Depuis quelques semaines, les tchadiens assistent à l’interpellation tous azimuts des pontes du régime qui sont soupçonnés de détournements des deniers publics. Beaucoup de cadres indexés attendent la convocation de la Police judiciaire. En tout cas, le climat est délétère au Palais au rose.
Depuis qu’un des gros poissons est tombé dans les mailles du filet de l’Inspection générale d’Etat (Ige), certains dorment avec un seul œil. Ils sont en train d’aboyer partout et ne savent plus où mettre la tête. C’est le branle-bas de combat chez les prédateurs et ceux qui sont habitués à vivre des rapines. La ville de N’Djaména bruit de folles rumeurs. Cette fois-ci, le régime a décidé de faire la peau aux voleurs et détourneurs des deniers publics qui écument les arcanes du pouvoir. L’étau se resserre autour de certains pontes du régime qui ont indument perçu l’argent du contribuable tchadien. A l’Ige, on se frotte les mains, espérant que ceux qui ont ruiné l’économie nationale puissent répondre de leurs actes devant les juridictions du pays. Les aigrefins de tout acabit qui ont mis à sac les ressources financières du pays ne vont plus échapper aux fourches caudines de la justice tchadienne. Même si les magistrats sont souvent vénaux et soumis aux injonctions du pouvoir. Les règlements de comptes politiques par l’entremise de la justice sont habituels, à l’exemple du Cameroun avec l’opération “Epervier”.
Pour le peuple, cette justice doit prouver sa crédibilité en disant rien que le droit et infliger une correction exemplaire aux bandits au col blanc.

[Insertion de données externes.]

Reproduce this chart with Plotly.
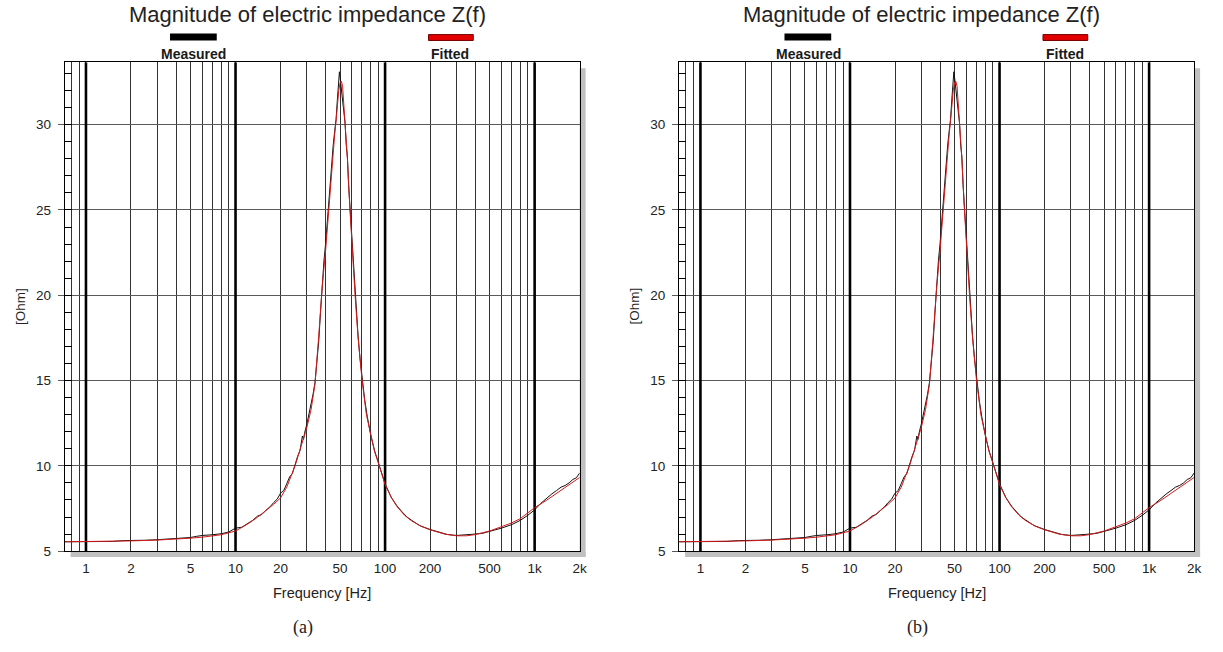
import math
import plotly.graph_objects as go

W, H = 1223, 652

# ---------------- data ----------------
f_fit = [0.72, 1, 1.5, 2, 3, 4, 5, 6, 7, 8, 10, 12, 14, 16, 18, 20, 22, 25, 28, 30,
         32, 34, 36, 38, 40, 42, 44, 46, 47, 48, 49, 50, 51, 52, 53, 54, 55, 56, 58, 60,
         63, 66, 70, 75, 80, 85, 90, 100, 110, 120, 135, 150, 175, 200, 250, 300, 350,
         400, 500, 600, 700, 800, 1000, 1200, 1500, 1800, 2000]
z_fit = [5.55, 5.56, 5.58, 5.60, 5.65, 5.70, 5.76, 5.82, 5.88, 5.96, 6.18, 6.58, 6.98, 7.38,
         7.75, 8.12, 8.75, 10.0, 11.35, 12.25, 13.3, 14.8, 17.6, 20.5, 22.6, 25.1, 27.5,
         29.4, 30.2, 31.2, 32.0, 32.45, 32.55, 32.25, 31.2, 30.3, 29.2, 28.0, 25.3, 22.9,
         20.0, 17.5, 15.1, 13.0, 11.8, 10.85, 10.2, 8.9, 8.15, 7.62, 7.1, 6.78, 6.45, 6.25,
         6.0, 5.9, 5.9, 5.97, 6.18, 6.42, 6.65, 6.9, 7.55, 7.98, 8.55, 9.05, 9.32]

f_meas = [0.72, 1, 1.5, 1.8, 2, 2.5, 3, 3.5, 4, 4.5, 5, 5.5, 6, 7, 8, 9, 10, 11, 12, 13,
          14, 15, 16, 17, 18, 19, 20, 21, 22, 23, 24, 25, 26, 27, 28, 28.5, 29, 30, 31, 32,
          33, 34, 35, 36, 37, 38, 39, 40, 41, 42, 43, 44, 45, 46, 47, 48, 49, 49.5, 50, 51,
          52, 53, 54, 55, 56, 57, 58, 59, 60, 62, 64, 66, 68, 70, 73, 76, 80, 85, 90, 95,
          100, 110, 120, 130, 140, 150, 170, 200, 230, 260, 300, 350, 400, 450, 500, 550,
          600, 700, 800, 900, 1000, 1100, 1200, 1300, 1400, 1500, 1600, 1700, 1800, 1900,
          2000]
z_meas = [5.55, 5.56, 5.57, 5.62, 5.62, 5.64, 5.67, 5.70, 5.72, 5.75, 5.80, 5.87, 5.92,
          5.96, 6.02, 6.12, 6.35, 6.40, 6.62, 6.80, 7.05, 7.15, 7.40, 7.60, 7.85, 8.05,
          8.40, 8.55, 8.95, 9.35, 9.55, 10.10, 10.55, 10.90, 11.75, 11.55, 11.95, 12.45,
          13.0, 13.55, 14.2, 14.9, 16.0, 17.3, 19.0, 20.8, 22.0, 23.0, 24.3, 25.3, 26.8,
          27.7, 28.8, 29.6, 30.3, 31.5, 32.6, 33.1, 32.8, 32.0, 31.6, 30.6, 30.1, 28.8,
          28.1, 26.5, 25.4, 24.0, 23.0, 21.0, 19.2, 17.6, 16.3, 15.2, 13.9, 12.9, 11.85,
          10.9, 10.2, 9.5, 8.95, 8.15, 7.65, 7.3, 7.0, 6.82, 6.5, 6.27, 6.1, 5.98, 5.92,
          5.95, 6.0, 6.05, 6.15, 6.25, 6.35, 6.55, 6.8, 7.1, 7.42, 7.8, 8.1, 8.35, 8.55,
          8.75, 8.85, 9.0, 9.2, 9.3, 9.58]

x_grid = [0.8, 0.9, 1, 2, 3, 4, 5, 6, 7, 8, 9, 10, 20, 30, 40, 50, 60, 70, 80, 90,
          100, 200, 300, 400, 500, 600, 700, 800, 900, 1000, 2000]
x_labels = {1: "1", 2: "2", 5: "5", 10: "10", 20: "20", 50: "50", 100: "100",
            200: "200", 500: "500", 1000: "1k", 2000: "2k"}
decades = [1, 10, 100, 1000]
x_min, x_max = 0.72, 2000
y_min, y_max = 5, 33.66

title_text = "Magnitude of electric impedance Z(f)"
legend_names = ["Measured", "Fitted"]
captions = ["(a)", "(b)"]

# ---------------- layout helpers ----------------
def px(x):
    return x / W

def py(y):
    return 1 - y / H

FONT = "Liberation Sans, Arial, sans-serif"
fig = go.Figure()
shapes, annos = [], []
layout = {}

panel_offsets = [0, 618]
for i, off in enumerate(panel_offsets):
    n = "" if i == 0 else str(i + 1)
    xa, ya = "x" + n, "y" + n
    L, R, T, B = 65 + off, 583 + off, 63, 558

    # decade lines (thick)
    for d in decades:
        fig.add_trace(go.Scatter(x=[d, d], y=[y_min, y_max], mode="lines",
                                 line=dict(color="black", width=2.6),
                                 hoverinfo="skip", showlegend=False,
                                 xaxis=xa, yaxis=ya))
    fig.add_trace(go.Scatter(x=f_meas, y=z_meas, mode="lines",
                             line=dict(color="#111111", width=1),
                             name=legend_names[0], showlegend=False,
                             xaxis=xa, yaxis=ya))
    fig.add_trace(go.Scatter(x=f_fit, y=z_fit, mode="lines",
                             line=dict(color="#d41a1a", width=1),
                             name=legend_names[1], showlegend=False,
                             xaxis=xa, yaxis=ya))

    layout["xaxis" + n] = dict(
        type="log", range=[math.log10(x_min), math.log10(x_max)],
        domain=[px(L), px(R)], anchor=ya,
        tickmode="array", tickvals=x_grid,
        ticktext=[x_labels.get(v, "") for v in x_grid],
        showgrid=True, gridcolor="#333333", gridwidth=1,
        ticks="outside", ticklen=5, tickcolor="rgba(0,0,0,0)",
        showline=True, linecolor="black", linewidth=1, mirror=True,
        zeroline=False,
        tickfont=dict(family=FONT, size=13.5, color="#222222"),
    )
    layout["yaxis" + n] = dict(
        range=[y_min, y_max], domain=[py(B), py(T)], anchor=xa,
        tickmode="linear", tick0=0, dtick=5,
        showgrid=True, gridcolor="#5a5a5a", gridwidth=1.2,
        ticks="outside", ticklen=6, tickcolor="#5a5a5a",
        minor=dict(tickmode="linear", tick0=0, dtick=1, ticks="inside",
                   ticklen=7, tickcolor="black", tickwidth=1, showgrid=False),
        showline=True, linecolor="black", linewidth=1, mirror=True,
        zeroline=False, ticklabelstandoff=4,
        tickfont=dict(family=FONT, size=13.5, color="#222222"),
    )

    # drop shadow
    shapes.append(dict(type="rect", xref="paper", yref="paper", layer="below",
                       x0=px(R), x1=px(R + 6), y0=py(B + 6), y1=py(T + 6),
                       fillcolor="#c0c0c0", line=dict(width=0)))
    shapes.append(dict(type="rect", xref="paper", yref="paper", layer="below",
                       x0=px(L + 6), x1=px(R + 6), y0=py(B + 6), y1=py(B),
                       fillcolor="#c0c0c0", line=dict(width=0)))

    # legend swatches
    shapes.append(dict(type="rect", xref="paper", yref="paper",
                       x0=px(171 + off), x1=px(218 + off), y0=py(41), y1=py(34),
                       fillcolor="black", line=dict(width=0)))
    shapes.append(dict(type="rect", xref="paper", yref="paper",
                       x0=px(431 + off), x1=px(476 + off), y0=py(41), y1=py(35),
                       fillcolor="#e00000", line=dict(color="#7a0000", width=1)))
    annos.append(dict(text="<b>%s</b>" % legend_names[0], xref="paper", yref="paper",
                      x=px(195 + off), y=py(55), showarrow=False,
                      xanchor="center", yanchor="middle",
                      font=dict(family=FONT, size=14, color="#1a1a1a")))
    annos.append(dict(text="<b>%s</b>" % legend_names[1], xref="paper", yref="paper",
                      x=px(453 + off), y=py(55), showarrow=False,
                      xanchor="center", yanchor="middle",
                      font=dict(family=FONT, size=14, color="#1a1a1a")))

    # title
    annos.append(dict(text=title_text, xref="paper", yref="paper",
                      x=px(309 + off), y=py(15), showarrow=False,
                      xanchor="center", yanchor="middle",
                      font=dict(family=FONT, size=22, color="#222222")))
    # axis titles
    annos.append(dict(text="Frequency [Hz]", xref="paper", yref="paper",
                      x=px(324 + off), y=py(600), showarrow=False,
                      xanchor="center", yanchor="middle",
                      font=dict(family=FONT, size=14.5, color="#222222")))
    annos.append(dict(text="[Ohm]", xref="paper", yref="paper",
                      x=px(20 + off), y=py(310), showarrow=False, textangle=-90,
                      xanchor="center", yanchor="middle",
                      font=dict(family=FONT, size=13.5, color="#222222")))
    # caption
    annos.append(dict(text=captions[i], xref="paper", yref="paper",
                      x=px(305 + off), y=py(635), showarrow=False,
                      xanchor="center", yanchor="middle",
                      font=dict(family="Liberation Serif, DejaVu Serif, serif",
                                size=18, color="#222222")))

fig.update_layout(
    width=W, height=H, margin=dict(l=0, r=0, t=0, b=0),
    paper_bgcolor="white", plot_bgcolor="white",
    shapes=shapes, annotations=annos, showlegend=False,
    **layout,
)

fig.write_html("out.html")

Les observateurs attendent, eux aussi, de voir au clair avant de se prononcer, puisque ce n’est pas pour la première fois que le régime traque les satrapes et autres auteurs des crimes économiques. Une fois embastillés, ceux-ci recouvrent la liberté et sont promus à la surprise générale à des hautes fonctions de l’Etat. Et pour corroborer cela, les exemples sont légions. Sinon, c’est une opération de charme en direction des partenaires au développement puisqu’on est à un pas des législatives et municipales. Le pouvoir Mps en perte de vitesse à cause de sa gestion scabreuse, cherche à travers cette opération de communication à obtenir l’appui technique et financier de la communauté internationale qui attend des garanties suffisantes avant de mettre la main au porte-monnaie pour permettre à la Commission électorale nationale indépendante (Céni) d’organiser ce scrutin couplé que l’on traîne depuis des lustres.
Entretemps, certains oligarques proches du régime qui ont opéré des pillages à ciel ouvert se pavanent là sans être inquiétés. Ces grosses baleines sont souvent des intouchables puisqu’elles appartiennent au sérail. Mais ce sont quelques menus fretins qui font les frais de ce genre d’opération.
Une longue liste de hauts fonctionnaires indélicats et supposés s’être rendus coupables de détournement des deniers publics circulent déjà sous le manteau. Les jours à venir seront décisifs et déterminants dans le cadre de l’assainissement des finances publiques que le pouvoir entend réaliser. Tout le monde s’attend à ce que l’Ige réalise les prouesses de la défunte Igce (Inspection générale de contrôle d’Etat) dirigé à l’époque, respectivement, par Ibrahim Mahamat Itno, Ngarlejy Yorongar Salomon, Korom Ahmed et Routouang Yoma Golom. Ce dernier a pris les manettes du département lors du dernier remaniement gouvernemental opéré par Hissène Habré le 10 octobre 1990. Son ministère a infligé une cinglante déculottée aux fonctionnaires véreux et a bien moralisé les cadres de l’administration publique. Son action a permis de décourager les éventuels corrompus de la Fonction publique. En son temps, tout le monde avait peur de piocher un kopeck dans la caisse de l’Etat. Ces ministres qui étaient chargés de mettre en musique les instructions du gouvernement de l’époque, certains sont encore vivants. On pouvait bien se servir de leurs recettes pour permettre à l’Etat tchadien qui fait face à la pénurie financière de récupérer son argent volé. La récupération de ces fonds spoliés viendrait certainement renflouer ses caisses qui sont aujourd’hui désespérément vides. Et peut-être lui permettre de résoudre la crise sociale qui secoue le pays depuis plus de trois ans à cause des mesures impopulaires qui ont permis de pénaliser injustement les fonctionnaires.